== SHORT PROBLEM ==
From the listing below, copy only the lines from the line that contains "Recreate this image" to the line that contains "const ink = '#111';", counting those two lines as part of the copy.

== AVAILABLE DATA ==
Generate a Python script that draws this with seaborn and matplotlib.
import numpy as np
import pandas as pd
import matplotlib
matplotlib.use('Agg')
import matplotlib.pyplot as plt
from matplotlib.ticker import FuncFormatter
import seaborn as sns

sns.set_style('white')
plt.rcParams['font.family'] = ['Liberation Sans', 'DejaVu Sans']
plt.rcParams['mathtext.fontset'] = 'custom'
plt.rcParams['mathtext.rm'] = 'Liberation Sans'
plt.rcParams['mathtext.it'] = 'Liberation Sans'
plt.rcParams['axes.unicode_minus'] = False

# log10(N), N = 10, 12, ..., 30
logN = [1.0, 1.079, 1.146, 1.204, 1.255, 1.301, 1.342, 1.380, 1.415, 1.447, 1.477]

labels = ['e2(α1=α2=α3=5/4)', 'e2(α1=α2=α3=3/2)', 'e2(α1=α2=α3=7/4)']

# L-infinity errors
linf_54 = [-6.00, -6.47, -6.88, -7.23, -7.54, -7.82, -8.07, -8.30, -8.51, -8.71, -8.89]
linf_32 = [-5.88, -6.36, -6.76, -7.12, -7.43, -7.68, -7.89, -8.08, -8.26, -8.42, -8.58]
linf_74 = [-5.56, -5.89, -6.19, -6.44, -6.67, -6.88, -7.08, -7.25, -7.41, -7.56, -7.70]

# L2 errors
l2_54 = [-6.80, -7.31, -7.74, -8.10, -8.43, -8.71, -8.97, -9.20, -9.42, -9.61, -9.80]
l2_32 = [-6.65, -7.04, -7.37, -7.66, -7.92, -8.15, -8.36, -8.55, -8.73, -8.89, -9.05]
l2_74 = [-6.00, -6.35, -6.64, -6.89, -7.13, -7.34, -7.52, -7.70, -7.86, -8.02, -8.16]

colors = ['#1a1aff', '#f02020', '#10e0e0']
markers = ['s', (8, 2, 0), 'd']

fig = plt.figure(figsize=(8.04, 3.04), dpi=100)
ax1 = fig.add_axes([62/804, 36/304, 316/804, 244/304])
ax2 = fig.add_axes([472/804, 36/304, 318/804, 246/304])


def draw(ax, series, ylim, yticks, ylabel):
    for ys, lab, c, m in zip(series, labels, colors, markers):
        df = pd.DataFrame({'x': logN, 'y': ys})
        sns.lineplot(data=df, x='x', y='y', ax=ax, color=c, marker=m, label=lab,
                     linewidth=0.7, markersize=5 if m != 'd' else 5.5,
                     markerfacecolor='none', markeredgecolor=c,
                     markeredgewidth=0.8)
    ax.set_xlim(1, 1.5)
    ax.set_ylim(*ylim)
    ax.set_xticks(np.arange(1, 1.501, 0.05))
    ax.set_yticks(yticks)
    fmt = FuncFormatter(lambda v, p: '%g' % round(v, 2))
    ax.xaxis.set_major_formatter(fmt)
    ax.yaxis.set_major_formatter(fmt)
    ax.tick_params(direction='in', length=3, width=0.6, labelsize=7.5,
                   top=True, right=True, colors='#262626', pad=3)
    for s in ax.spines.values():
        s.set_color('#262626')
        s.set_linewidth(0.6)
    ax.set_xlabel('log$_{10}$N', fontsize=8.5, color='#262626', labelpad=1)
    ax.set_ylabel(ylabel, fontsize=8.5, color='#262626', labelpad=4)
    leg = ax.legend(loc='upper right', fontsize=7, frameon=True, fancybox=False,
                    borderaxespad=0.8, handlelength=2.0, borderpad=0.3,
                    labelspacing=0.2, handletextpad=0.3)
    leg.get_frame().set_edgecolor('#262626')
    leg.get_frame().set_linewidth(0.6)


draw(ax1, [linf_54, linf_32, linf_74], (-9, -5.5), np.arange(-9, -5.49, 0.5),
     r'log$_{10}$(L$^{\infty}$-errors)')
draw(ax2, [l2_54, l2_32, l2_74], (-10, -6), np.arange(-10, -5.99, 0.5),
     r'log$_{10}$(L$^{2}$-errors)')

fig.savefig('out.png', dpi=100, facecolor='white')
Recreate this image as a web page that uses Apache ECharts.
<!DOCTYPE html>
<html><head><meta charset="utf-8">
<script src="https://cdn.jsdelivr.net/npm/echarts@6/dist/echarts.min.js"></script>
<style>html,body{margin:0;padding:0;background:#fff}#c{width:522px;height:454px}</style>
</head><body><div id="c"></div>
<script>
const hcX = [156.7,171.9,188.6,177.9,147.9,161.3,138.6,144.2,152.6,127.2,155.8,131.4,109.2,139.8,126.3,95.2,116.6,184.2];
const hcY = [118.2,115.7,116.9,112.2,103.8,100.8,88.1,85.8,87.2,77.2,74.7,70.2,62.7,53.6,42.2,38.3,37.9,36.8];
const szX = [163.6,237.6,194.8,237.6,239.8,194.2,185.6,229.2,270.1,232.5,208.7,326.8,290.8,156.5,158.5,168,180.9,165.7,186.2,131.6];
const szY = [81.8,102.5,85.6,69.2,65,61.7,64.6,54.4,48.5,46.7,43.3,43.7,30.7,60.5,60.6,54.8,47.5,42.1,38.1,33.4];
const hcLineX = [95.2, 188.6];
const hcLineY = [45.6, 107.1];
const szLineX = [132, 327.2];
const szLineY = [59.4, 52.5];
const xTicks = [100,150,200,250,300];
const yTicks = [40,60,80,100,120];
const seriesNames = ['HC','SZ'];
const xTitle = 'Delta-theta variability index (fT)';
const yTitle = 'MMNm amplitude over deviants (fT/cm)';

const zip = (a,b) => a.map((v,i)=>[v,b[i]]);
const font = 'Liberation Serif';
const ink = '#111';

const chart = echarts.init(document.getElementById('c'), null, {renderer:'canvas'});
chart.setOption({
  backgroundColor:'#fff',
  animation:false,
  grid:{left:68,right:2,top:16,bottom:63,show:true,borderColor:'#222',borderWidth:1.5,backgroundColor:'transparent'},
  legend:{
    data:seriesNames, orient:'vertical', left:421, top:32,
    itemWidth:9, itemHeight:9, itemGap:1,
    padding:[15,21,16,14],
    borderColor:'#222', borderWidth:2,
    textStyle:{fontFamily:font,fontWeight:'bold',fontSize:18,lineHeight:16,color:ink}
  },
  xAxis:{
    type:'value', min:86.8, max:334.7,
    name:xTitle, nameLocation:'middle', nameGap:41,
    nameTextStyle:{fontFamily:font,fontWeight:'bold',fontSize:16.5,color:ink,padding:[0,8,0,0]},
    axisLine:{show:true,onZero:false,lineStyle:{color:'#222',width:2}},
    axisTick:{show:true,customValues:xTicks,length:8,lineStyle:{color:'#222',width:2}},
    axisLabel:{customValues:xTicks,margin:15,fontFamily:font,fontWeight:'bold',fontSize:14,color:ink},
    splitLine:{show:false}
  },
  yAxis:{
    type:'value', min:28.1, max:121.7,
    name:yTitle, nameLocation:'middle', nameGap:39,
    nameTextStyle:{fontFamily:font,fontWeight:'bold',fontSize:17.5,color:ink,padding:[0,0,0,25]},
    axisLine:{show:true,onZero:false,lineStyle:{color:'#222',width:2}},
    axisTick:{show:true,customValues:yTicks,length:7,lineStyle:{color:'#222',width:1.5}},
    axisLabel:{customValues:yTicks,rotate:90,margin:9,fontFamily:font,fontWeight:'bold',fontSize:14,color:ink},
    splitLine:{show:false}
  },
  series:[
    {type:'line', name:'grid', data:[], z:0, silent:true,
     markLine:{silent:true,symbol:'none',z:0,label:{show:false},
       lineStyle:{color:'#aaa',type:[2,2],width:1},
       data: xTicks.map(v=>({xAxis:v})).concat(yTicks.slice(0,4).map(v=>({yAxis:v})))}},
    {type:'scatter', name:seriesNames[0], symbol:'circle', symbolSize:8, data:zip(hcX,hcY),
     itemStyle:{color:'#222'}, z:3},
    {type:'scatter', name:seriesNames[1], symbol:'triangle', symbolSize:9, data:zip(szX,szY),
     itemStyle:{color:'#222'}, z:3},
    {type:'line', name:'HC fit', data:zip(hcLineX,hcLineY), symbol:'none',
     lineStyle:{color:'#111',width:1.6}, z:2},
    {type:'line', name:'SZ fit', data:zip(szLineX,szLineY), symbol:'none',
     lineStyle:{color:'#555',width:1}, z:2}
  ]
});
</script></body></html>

== RESULT ==
Recreate this image as a web page that uses Apache ECharts.
<!DOCTYPE html>
<html><head><meta charset="utf-8">
<script src="https://cdn.jsdelivr.net/npm/echarts@6/dist/echarts.min.js"></script>
<style>html,body{margin:0;padding:0;background:#fff}#c{width:522px;height:454px}</style>
</head><body><div id="c"></div>
<script>
const hcX = [156.7,171.9,188.6,177.9,147.9,161.3,138.6,144.2,152.6,127.2,155.8,131.4,109.2,139.8,126.3,95.2,116.6,184.2];
const hcY = [118.2,115.7,116.9,112.2,103.8,100.8,88.1,85.8,87.2,77.2,74.7,70.2,62.7,53.6,42.2,38.3,37.9,36.8];
const szX = [163.6,237.6,194.8,237.6,239.8,194.2,185.6,229.2,270.1,232.5,208.7,326.8,290.8,156.5,158.5,168,180.9,165.7,186.2,131.6];
const szY = [81.8,102.5,85.6,69.2,65,61.7,64.6,54.4,48.5,46.7,43.3,43.7,30.7,60.5,60.6,54.8,47.5,42.1,38.1,33.4];
const hcLineX = [95.2, 188.6];
const hcLineY = [45.6, 107.1];
const szLineX = [132, 327.2];
const szLineY = [59.4, 52.5];
const xTicks = [100,150,200,250,300];
const yTicks = [40,60,80,100,120];
const seriesNames = ['HC','SZ'];
const xTitle = 'Delta-theta variability index (fT)';
const yTitle = 'MMNm amplitude over deviants (fT/cm)';

const zip = (a,b) => a.map((v,i)=>[v,b[i]]);
const font = 'Liberation Serif';
const ink = '#111';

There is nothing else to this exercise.